Many of the companies are Food NI members such as Blackthorn Foods in Belfast, Foster’s Chocolates in Craigavon, Saintfield’s Norr and Brown, Holywood’s La Coquine, the quirky Neary Nogs in Newry and Chocolate Manor in Coleraine. All produce superb handmade chocolates. You can count on these enterprising small businesses for chocolates that combine outstanding quality and taste with value for money.
They each offer a deliciously different range of lovingly handcrafted chocolates – from truffles to salted caramels even cheese and port – it works! Blackthorn create excellent fudge, a speciality also of Eleanor Craig’s in Ballycarry in Co. Antrim. They all have interesting stories to tell that add depth to their businesses. I urge you to try them, I am confident that you won’t be disappointed.
Look out this month for celebrations by Tayto who are celebrating their 60th year. It was a lovely surprise to arrive off the Gatwick Express in Victoria Station last week and to be greeted by a display of their iconic yellow packs of cheese and onion.
A key objective of Year of Food and Drink is to showcase the quality and innovation now underpinning the local industry and to encourage more people here to ‘love local’ when shopping.
I appreciate that it’s early days in the campaign – just a month in – but I was delighted to hear recently from several local food companies, including some very small enterprises, that business in January was better this year than the year before. I met a large number of local producers, both large and small, at a series of successful and inspirational events held during ‘Breakfast Month’ in January including the Food NI Year of Food and Drink launch at the Europa Hotel and Tourism NI workshop sessions throughout Northern Ireland.
There was a tremendous buzz at all the events and a great willingness to engage with the year-long campaign. From Enniskillen to the Armagh attendees produced some original ideas to get the message out about our great food and drink. It’s clear to me that Year of Food and Drink has caught the imagination of the industry and is winning support from the wider public here.

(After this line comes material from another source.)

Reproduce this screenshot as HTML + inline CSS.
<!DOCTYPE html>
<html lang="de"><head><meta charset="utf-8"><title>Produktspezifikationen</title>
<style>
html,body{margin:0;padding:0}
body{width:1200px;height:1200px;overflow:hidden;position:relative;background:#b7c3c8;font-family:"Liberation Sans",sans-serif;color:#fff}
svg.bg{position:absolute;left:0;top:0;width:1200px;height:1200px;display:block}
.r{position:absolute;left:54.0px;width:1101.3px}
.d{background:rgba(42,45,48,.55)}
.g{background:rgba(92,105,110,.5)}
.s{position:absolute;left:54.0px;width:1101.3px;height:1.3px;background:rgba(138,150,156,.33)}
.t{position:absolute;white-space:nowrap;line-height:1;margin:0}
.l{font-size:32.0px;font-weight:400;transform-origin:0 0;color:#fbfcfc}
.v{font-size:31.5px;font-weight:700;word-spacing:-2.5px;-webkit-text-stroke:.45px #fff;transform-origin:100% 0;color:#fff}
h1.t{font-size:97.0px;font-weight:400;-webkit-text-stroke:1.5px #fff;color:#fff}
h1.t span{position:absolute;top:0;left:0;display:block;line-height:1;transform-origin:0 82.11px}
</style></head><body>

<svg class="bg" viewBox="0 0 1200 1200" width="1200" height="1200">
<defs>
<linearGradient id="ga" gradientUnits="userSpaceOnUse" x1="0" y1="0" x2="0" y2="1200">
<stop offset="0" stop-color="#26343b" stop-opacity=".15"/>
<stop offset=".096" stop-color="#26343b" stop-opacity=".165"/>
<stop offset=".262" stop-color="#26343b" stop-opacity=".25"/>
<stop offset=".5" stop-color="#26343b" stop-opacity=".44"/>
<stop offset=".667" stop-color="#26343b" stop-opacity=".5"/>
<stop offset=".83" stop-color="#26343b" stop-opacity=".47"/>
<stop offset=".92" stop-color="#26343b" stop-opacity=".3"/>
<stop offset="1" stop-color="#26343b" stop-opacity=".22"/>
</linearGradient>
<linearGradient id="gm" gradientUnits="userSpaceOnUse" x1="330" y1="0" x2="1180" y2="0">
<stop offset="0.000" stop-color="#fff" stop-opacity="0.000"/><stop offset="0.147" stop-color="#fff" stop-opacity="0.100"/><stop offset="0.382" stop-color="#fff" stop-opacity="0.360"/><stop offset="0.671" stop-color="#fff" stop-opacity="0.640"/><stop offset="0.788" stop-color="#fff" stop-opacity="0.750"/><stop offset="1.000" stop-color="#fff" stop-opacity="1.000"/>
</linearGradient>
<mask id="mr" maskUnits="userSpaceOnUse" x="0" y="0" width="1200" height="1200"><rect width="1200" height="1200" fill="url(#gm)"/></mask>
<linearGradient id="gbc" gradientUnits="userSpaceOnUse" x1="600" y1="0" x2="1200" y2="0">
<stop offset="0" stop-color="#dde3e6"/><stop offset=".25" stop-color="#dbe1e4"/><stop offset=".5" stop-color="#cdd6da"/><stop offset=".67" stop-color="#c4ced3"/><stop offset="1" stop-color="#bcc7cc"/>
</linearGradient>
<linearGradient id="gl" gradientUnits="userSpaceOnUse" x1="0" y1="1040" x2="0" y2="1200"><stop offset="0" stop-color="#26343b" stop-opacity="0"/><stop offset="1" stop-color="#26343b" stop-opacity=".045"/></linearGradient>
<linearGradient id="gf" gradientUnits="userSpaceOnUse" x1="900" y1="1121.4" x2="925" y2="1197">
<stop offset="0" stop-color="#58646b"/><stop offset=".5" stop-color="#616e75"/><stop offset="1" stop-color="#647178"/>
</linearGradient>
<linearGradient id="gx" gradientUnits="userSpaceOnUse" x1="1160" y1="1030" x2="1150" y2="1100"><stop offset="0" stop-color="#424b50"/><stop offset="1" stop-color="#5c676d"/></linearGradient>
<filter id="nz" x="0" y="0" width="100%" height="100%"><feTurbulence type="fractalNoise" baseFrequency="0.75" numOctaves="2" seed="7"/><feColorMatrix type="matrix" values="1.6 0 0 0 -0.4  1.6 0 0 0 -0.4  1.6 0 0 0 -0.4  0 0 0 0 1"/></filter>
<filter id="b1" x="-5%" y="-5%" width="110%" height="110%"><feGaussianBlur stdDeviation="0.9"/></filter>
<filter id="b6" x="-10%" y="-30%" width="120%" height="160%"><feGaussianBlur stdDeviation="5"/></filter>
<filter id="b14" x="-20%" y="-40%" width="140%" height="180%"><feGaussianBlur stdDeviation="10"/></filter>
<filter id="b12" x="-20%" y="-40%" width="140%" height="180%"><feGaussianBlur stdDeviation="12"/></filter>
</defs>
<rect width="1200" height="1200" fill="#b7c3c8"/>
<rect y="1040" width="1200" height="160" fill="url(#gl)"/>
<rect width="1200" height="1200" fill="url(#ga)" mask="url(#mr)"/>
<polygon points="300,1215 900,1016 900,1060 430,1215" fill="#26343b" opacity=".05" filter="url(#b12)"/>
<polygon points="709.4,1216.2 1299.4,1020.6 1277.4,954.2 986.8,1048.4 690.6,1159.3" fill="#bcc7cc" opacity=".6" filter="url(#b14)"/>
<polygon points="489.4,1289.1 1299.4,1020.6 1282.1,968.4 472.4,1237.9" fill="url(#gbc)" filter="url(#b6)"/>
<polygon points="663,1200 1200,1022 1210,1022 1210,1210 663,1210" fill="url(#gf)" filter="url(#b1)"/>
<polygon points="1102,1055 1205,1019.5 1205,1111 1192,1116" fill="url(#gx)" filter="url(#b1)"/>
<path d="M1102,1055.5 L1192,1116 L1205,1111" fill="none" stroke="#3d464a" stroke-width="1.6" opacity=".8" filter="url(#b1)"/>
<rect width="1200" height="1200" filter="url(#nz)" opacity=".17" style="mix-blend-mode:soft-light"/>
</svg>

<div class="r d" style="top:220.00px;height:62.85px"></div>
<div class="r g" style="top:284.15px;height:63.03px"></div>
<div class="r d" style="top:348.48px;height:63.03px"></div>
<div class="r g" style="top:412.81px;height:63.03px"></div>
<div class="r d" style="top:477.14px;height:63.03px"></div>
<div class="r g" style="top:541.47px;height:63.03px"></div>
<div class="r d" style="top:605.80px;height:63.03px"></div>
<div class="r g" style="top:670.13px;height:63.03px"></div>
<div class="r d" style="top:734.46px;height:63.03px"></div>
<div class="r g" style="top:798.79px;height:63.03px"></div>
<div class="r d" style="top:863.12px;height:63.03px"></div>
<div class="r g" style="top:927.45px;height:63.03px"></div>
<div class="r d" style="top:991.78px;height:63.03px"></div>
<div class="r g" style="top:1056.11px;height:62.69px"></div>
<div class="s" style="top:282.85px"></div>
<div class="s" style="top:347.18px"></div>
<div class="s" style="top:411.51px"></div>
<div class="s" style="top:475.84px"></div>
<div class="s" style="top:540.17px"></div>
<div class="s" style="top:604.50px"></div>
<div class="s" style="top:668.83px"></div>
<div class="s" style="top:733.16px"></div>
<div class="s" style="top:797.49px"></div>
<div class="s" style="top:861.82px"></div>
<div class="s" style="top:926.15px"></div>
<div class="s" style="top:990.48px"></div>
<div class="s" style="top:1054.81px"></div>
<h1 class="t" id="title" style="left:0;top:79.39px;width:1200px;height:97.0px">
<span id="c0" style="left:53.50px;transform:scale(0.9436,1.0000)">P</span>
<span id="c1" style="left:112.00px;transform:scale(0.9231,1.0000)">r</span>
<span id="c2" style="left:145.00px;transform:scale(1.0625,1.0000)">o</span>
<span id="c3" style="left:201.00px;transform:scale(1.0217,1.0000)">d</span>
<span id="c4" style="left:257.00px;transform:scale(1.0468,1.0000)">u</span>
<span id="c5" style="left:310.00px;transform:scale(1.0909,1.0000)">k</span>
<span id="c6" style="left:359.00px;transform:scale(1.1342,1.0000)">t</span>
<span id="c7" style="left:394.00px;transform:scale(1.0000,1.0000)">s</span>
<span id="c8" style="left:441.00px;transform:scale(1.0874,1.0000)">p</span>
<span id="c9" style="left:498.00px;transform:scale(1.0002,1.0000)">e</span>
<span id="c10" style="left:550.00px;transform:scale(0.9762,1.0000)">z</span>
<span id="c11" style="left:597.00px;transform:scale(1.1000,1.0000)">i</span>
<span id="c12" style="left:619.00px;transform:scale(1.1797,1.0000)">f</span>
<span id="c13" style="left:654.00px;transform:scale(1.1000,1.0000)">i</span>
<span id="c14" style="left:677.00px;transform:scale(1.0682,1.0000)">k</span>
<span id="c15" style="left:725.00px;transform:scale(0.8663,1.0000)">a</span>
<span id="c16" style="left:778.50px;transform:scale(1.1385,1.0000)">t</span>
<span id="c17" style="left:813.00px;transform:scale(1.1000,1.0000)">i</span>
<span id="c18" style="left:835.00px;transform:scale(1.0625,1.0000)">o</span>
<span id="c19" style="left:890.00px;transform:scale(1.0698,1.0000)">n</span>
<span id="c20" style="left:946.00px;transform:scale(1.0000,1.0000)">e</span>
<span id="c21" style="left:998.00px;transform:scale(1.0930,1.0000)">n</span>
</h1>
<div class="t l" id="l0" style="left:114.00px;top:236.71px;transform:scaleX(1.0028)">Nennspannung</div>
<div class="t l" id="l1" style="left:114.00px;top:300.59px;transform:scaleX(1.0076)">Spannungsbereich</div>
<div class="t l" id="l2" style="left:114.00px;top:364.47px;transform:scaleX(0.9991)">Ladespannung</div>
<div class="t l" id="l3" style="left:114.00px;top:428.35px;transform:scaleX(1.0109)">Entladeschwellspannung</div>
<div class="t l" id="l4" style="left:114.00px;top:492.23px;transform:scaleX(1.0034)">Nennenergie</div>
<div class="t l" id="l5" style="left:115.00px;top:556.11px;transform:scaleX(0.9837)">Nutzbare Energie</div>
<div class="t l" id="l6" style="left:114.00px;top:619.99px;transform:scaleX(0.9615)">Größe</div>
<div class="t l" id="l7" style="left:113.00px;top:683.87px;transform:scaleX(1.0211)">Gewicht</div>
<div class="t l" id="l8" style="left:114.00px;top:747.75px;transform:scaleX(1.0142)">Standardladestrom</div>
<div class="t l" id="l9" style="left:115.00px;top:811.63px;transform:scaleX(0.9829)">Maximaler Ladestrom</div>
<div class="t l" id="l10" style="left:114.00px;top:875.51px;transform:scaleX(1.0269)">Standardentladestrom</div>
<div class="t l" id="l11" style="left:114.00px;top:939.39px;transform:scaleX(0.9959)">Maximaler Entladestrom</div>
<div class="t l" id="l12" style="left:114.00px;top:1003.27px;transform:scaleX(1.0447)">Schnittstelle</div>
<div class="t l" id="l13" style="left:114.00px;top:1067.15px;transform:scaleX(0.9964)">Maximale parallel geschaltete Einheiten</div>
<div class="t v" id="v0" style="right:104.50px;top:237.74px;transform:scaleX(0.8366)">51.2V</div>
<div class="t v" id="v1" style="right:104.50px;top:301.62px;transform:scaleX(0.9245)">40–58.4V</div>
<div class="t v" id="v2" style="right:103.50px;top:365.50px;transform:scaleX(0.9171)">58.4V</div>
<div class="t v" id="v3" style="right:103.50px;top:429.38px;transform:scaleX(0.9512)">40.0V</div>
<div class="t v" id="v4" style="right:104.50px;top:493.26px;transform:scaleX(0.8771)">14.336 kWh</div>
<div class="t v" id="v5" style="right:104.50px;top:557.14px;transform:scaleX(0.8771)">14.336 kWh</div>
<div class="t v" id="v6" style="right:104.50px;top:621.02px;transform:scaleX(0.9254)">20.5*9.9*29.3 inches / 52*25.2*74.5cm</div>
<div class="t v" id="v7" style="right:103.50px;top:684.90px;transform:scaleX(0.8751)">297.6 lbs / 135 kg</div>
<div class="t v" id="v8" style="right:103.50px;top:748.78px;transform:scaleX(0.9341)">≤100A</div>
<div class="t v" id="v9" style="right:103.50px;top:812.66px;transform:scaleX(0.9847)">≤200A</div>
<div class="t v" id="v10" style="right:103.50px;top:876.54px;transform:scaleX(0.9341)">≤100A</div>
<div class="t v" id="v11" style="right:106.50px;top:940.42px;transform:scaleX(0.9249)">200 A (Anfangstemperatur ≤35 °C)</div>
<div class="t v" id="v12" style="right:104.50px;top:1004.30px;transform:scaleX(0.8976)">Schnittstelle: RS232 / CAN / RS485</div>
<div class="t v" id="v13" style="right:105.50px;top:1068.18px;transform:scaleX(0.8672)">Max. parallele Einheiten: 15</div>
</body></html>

It’s being recognised increasingly that our food and drink is fantastic and that consumers can boost the economy and employment here by investing in local produce.
The outstanding quality of our local food and drink was recognised recently during a very innovative event organised by Invest NI’s Food division. The business development agency brought a group of top notch chefs from Dubai here to visit local producers and to team up with a number of our talented chefs in a ‘Larder Challenge’ using the splendid culinary facilities at Belfast Metropolitan College. The chefs were challenged to create original dishes using local ingredients ranging from beef and venison to seafood and vegetables.

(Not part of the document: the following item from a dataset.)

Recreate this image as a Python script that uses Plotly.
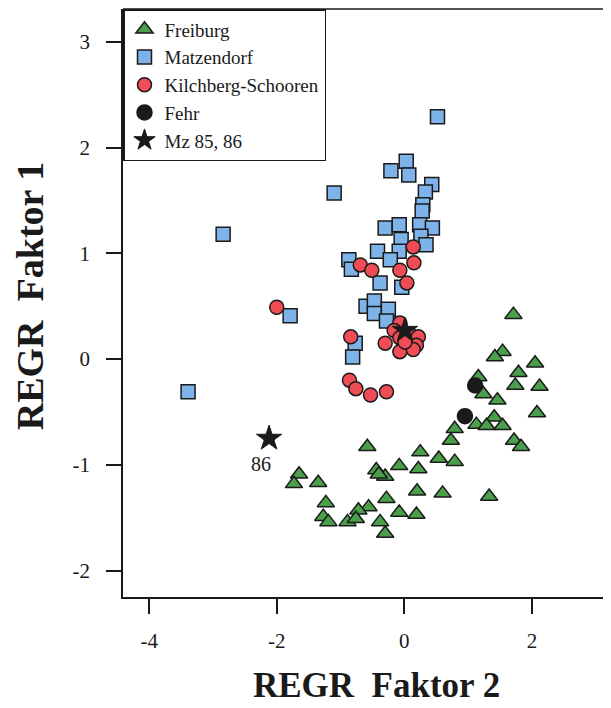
import plotly.graph_objects as go

# Freiburg (triangles)
frei_x = [1.71, 1.54, 1.42, 2.05, 1.79, 1.74, 2.12, 1.16, 1.24, 1.46, 2.08, 1.41, 1.13, 1.29, 1.54,
          0.79, 0.73, 1.72, 1.83, 0.25, 0.54, 0.79, 0.22, 0.20, 0.60, 1.33,
          -0.58, -0.08, -0.44, -0.30, -0.40, -1.65, -1.73, -1.35, -0.28, -1.23, -0.56, -0.72,
          -0.08, 0.19, -1.27, -1.19, -0.89, -0.76, -0.38, -0.30]
frei_y = [0.42, 0.07, 0.02, -0.04, -0.13, -0.25, -0.26, -0.17, -0.33, -0.39, -0.51, -0.55, -0.62, -0.63, -0.63,
          -0.66, -0.77, -0.77, -0.83, -0.88, -0.94, -0.97, -1.04, -1.25, -1.27, -1.30,
          -0.83, -1.01, -1.05, -1.11, -1.09, -1.09, -1.18, -1.17, -1.32, -1.36, -1.40, -1.43,
          -1.45, -1.47, -1.49, -1.54, -1.54, -1.51, -1.54, -1.65]

# Matzendorf (squares)
matz_x = [0.52, 0.03, -0.21, 0.07, -1.10, 0.43, 0.33, 0.29, 0.28, -0.30, -0.08, 0.24, 0.44, -0.05,
          0.26, 0.34, -0.42, -0.08, -0.22, -0.87, -0.83, -0.38, -0.04, -0.60, -0.47, -0.47, -0.25,
          -0.28, -0.77, -0.81, -2.84, -3.39, -1.79]
matz_y = [2.29, 1.87, 1.78, 1.74, 1.57, 1.65, 1.58, 1.46, 1.40, 1.24, 1.27, 1.27, 1.24, 1.13,
          1.16, 1.08, 1.02, 1.02, 0.94, 0.94, 0.85, 0.72, 0.68, 0.50, 0.55, 0.43, 0.47,
          0.36, 0.15, 0.02, 1.18, -0.31, 0.41]

# Kilchberg-Schooren (circles)
kilch_x = [-0.69, -0.51, -0.07, 0.15, 0.14, 0.04, -2.00, -0.84, -0.07, -0.16, -0.07, 0.09, 0.22,
           0.19, -0.30, -0.07, 0.14, 0.01, -0.86, -0.76, -0.53, -0.28]
kilch_y = [0.89, 0.84, 0.84, 0.91, 1.06, 0.72, 0.49, 0.21, 0.34, 0.27, 0.20, 0.23, 0.21,
           0.13, 0.15, 0.07, 0.09, 0.16, -0.20, -0.28, -0.34, -0.31]

# Fehr (black circles)
fehr_x = [1.11, 0.95]
fehr_y = [-0.25, -0.54]

# Mz 85, 86 (stars)
mz_x = [0.01, -2.12]
mz_y = [0.27, -0.75]
mz_labels = ["", "86"]

x_ticks = [-4, -2, 0, 2]
y_ticks = [-2, -1, 0, 1, 2, 3]

SERIF = "Liberation Serif"
INK = "#1a1a1a"
OUT = dict(color=INK, width=1.5)

fig = go.Figure()
fig.add_trace(go.Scatter(x=frei_x, y=frei_y, mode="markers", name="Freiburg",
                         marker=dict(symbol="triangle-up", size=15, color="#4a9f4a", line=OUT)))
fig.add_trace(go.Scatter(x=matz_x, y=matz_y, mode="markers", name="Matzendorf",
                         marker=dict(symbol="square", size=14, color="#7db3e8", line=OUT)))
fig.add_trace(go.Scatter(x=kilch_x, y=kilch_y, mode="markers", name="Kilchberg-Schooren",
                         marker=dict(symbol="circle", size=14, color="#f04c55", line=OUT)))
fig.add_trace(go.Scatter(x=fehr_x, y=fehr_y, mode="markers", name="Fehr",
                         marker=dict(symbol="circle", size=15, color=INK, line=OUT)))
fig.add_trace(go.Scatter(x=mz_x, y=mz_y, mode="markers", name="Mz 85, 86",
                         marker=dict(symbol="star", size=19, color=INK, line=dict(color=INK, width=1))))

for xv, yv, lab in zip(mz_x, mz_y, mz_labels):
    if lab:
        fig.add_annotation(x=xv, y=yv, text=lab, showarrow=False, xshift=-8, yshift=-26,
                           font=dict(family=SERIF, size=20, color=INK))

fig.add_annotation(xref="paper", yref="paper", x=0.52, y=-0.151, text="<b>REGR\u00a0 Faktor 2</b>",
                   showarrow=False, xanchor="center", yanchor="middle",
                   font=dict(family=SERIF, size=35, color=INK))
fig.add_annotation(xref="paper", yref="paper", x=-0.19, y=0.512, text="<b>REGR\u00a0 Faktor 1</b>",
                   showarrow=False, xanchor="center", yanchor="middle", textangle=-90,
                   font=dict(family=SERIF, size=38, color=INK))

axis_common = dict(showgrid=False, zeroline=False, showline=True, linecolor=INK, linewidth=1.5,
                   ticks="outside", ticklen=15, tickwidth=1.5, tickcolor=INK,
                   tickfont=dict(family=SERIF, size=21, color=INK))
fig.update_xaxes(range=[-4.41, 3.24], tickvals=x_ticks, ticktext=[str(v) for v in x_ticks],
                 mirror=False, ticklabelstandoff=9, **axis_common)
fig.update_yaxes(range=[-2.25, 3.31], tickvals=y_ticks, ticktext=[str(v) for v in y_ticks],
                 ticklabelstandoff=12, **axis_common)
# top frame line
fig.add_shape(type="line", xref="paper", yref="paper", x0=0, x1=1, y0=1, y1=1,
              line=dict(color=INK, width=1.5))

fig.update_layout(
    width=603, height=700,
    margin=dict(l=115, r=0, t=1, b=111),
    font=dict(family=SERIF, color=INK),
    paper_bgcolor="white", plot_bgcolor="white",
    showlegend=True,
    legend=dict(x=0, y=1, xanchor="left", yanchor="top", bgcolor="white",
                bordercolor=INK, borderwidth=1.5,
                font=dict(family=SERIF, size=19, color=INK),
                itemwidth=30, tracegroupgap=0),
)

fig.write_html("out.html")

The goal of what proved to be an immensely successful ‘cook off’ was to introduce the chefs from the Emirates to quality local food and to encourage them to include these ingredients in their menus.

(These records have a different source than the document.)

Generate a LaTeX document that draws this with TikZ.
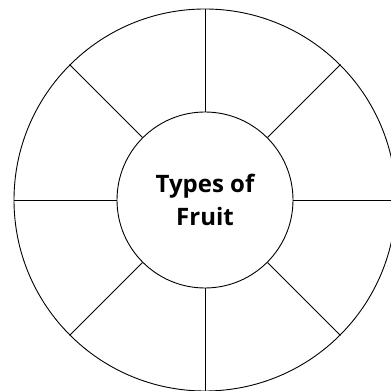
\documentclass[tikz,border=0pt]{standalone}
\usepackage{fontspec}
\setsansfont{Open Sans}
\usepackage{tikz}
\usetikzlibrary{positioning}
\tikzset{hub/.style={draw, circle, align=center, inner sep=0pt, minimum size=176pt, line width=0.9pt, font=\sffamily\bfseries\fontsize{24}{33}\selectfont},
rim/.style={draw, circle, inner sep=0pt, minimum size=382pt, line width=0.9pt},
spoke/.style={line width=0.9pt}}

\begin{document}
\begin{tikzpicture}[x=1pt, y=1pt]
  \useasboundingbox (0,0) rectangle (391,391);
  \clip (0,0) rectangle (391,391);
  \node[rim] (wheel) at (205,191) {};
  \node[hub] (fruit) at (205,191) {Types of\\ Fruit};
  \foreach \a in {0,45,...,315}
    \draw[spoke] (fruit.\a) -- (wheel.\a);
\end{tikzpicture}
\end{document}
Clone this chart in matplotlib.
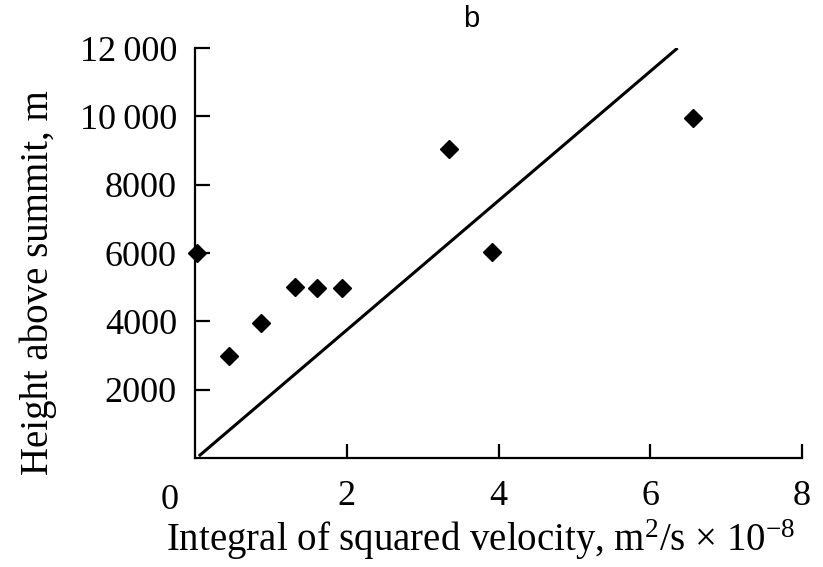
import numpy as np
import matplotlib
matplotlib.use("Agg")
import matplotlib.pyplot as plt
from matplotlib.ticker import FixedLocator

# ====== DATA ======
velocity_integral = [0.02, 0.45, 0.87, 1.32, 1.61, 1.94, 3.35, 3.91, 6.56]
height_above = [6000, 3000, 3950, 5000, 4980, 4980, 9050, 6030, 9950]

# fitted line end points
fit_x = [0.05, 6.36]
fit_y = [60, 12000]

x_ticks = [2, 4, 6, 8]
y_ticks = [2000, 4000, 6000, 8000, 10000, 12000]
y_tick_labels = ["2000", "4000", "6000", "8000", "10\u2009000", "12\u2009000"]

SERIF = "Liberation Serif"
plt.rcParams["font.family"] = [SERIF, "DejaVu Serif"]
plt.rcParams["mathtext.fontset"] = "custom"
plt.rcParams["mathtext.rm"] = SERIF
plt.rcParams["mathtext.it"] = SERIF + ":italic"


def main():
    fig = plt.figure(figsize=(8.23, 5.67), dpi=100)
    ax = fig.add_axes([0.237, 0.192, 0.7375, 0.7233])

    ax.plot(fit_x, fit_y, color="black", linewidth=2.2, solid_capstyle="butt")
    ax.plot(velocity_integral, height_above, linestyle="none", marker="D",
            markersize=9, color="black", clip_on=False)

    ax.set_xlim(0, 8)
    ax.set_ylim(0, 12000)

    for side in ("top", "right"):
        ax.spines[side].set_visible(False)
    for side in ("left", "bottom"):
        ax.spines[side].set_linewidth(1.6)

    ax.xaxis.set_major_locator(FixedLocator(x_ticks))
    ax.set_xticklabels([str(t) for t in x_ticks])
    ax.set_yticks(y_ticks)
    ax.set_yticklabels(y_tick_labels)

    ax.tick_params(axis="both", direction="in", width=1.6, labelsize=26)
    ax.tick_params(axis="x", length=10, pad=16)
    ax.tick_params(axis="y", length=11, pad=13)

    # shared origin label sits left of the corner
    ax.text(-0.33, -0.064, "0", transform=ax.get_xaxis_transform(),
            ha="center", va="top", fontsize=26)

    ax.set_xlabel("Integral of squared velocity, m$^2$/s \u00d7 10$^{-8}$",
                  fontsize=28)
    ax.xaxis.set_label_coords(0.47, -0.2)
    ax.xaxis.label.set_va("center")
    ax.set_ylabel("Height above summit, m", fontsize=28)
    ax.yaxis.set_label_coords(-0.259, 0.427)
    ax.yaxis.label.set_va("center")

    fig.text(0.573, 0.966, "b", ha="center", va="center", fontsize=21,
             family="Liberation Sans")

    fig.savefig("out.png", dpi=100, facecolor="white")


if __name__ == "__main__":
    main()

Working with them – and reinforcing the message about our food and drink – were local culinary pioneers such as Simon Dougan of Yellow Door in Portadown and Sean Owens of Montgomery Consulting in Aughnacloy. The end result was an outstanding buffet of highly original dishes that would not be out of place on the menus of five-star hotels in Dubai. I was also delighted that Invest NI invited a host of smaller companies to be present, to showcase their products and to meet the visiting chefs. It was a marvellous occasion and very innovative. It clearly demonstrated that is it easy to love local.